Impossible not to be moved by the story of the terminally ill British youngster last week granted posthumous permission by the courts to have her body cryogenically preserved, against the wishes of her father.
Moved but for myself, also, enraged. Cryonics, this technological straw at which desperate people are encouraged to clutch, surely stands among the most cynical industries of our times.
I mean, organised religion might trade on the apparently desirable notion of life eternal, but at least full benefits are available for only the price of prayer and basic observance of stated terms and conditions.
Just the entry level model of this oversold secular escape from mortal constraints, by contrast, weighs in at £37k, and only the truest believer can realistically expect the contents not to differ wildly to those depicted on the box.
This is the amount the girl’s family – who, the court heard, are by no means well-off – got skinned to have their daughter frozen across the Atlantic in perpetuity. And, I fear, in futility.
Don’t get me wrong. I’m not saying the technology will never exist to freeze then revive and treat an incurably ill human body years, maybe centuries in the future.

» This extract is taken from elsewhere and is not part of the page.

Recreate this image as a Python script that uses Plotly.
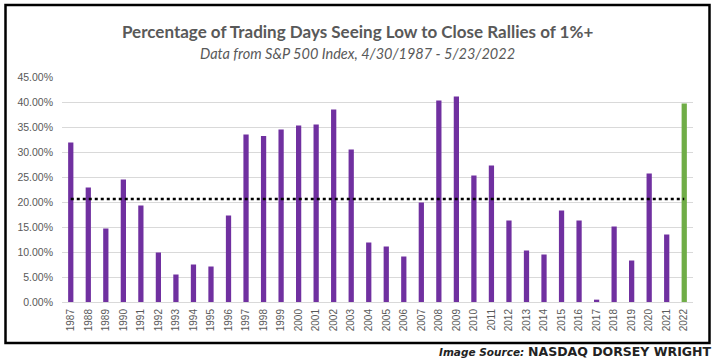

Only a fool or one oblivious to the rapid pace of technological advance this past 40 years could say that. Who knows, it might even one day be possible to revive those frozen by 20th and 21st century methods which will, undoubtedly, be regarded as hilariously primitive within a few short years.
My problem, however, is this idea that the person who went into the liquid nitrogen will in any sense be the same as the one which comes out. Call it the soul, the personality, the conscious self, the whatever, but the fundamentals of what makes you ‘you’ is not in any sense freezable. This ‘essence’ is not a glorified piece of machinery, an arrangement of organic valves, piping, circuitry, etc, like a foot or a spleen.
It is an evolved consequence of our happening physical selves, not a component. A ghost in the machine lacking any substance to freeze. Hopefully this tragic lass at least drew some comfort from the belief this route might afford her a chance to avert cruel fate.
But cold comfort indeed to those now mourning her eternal loss and a five-figure bill.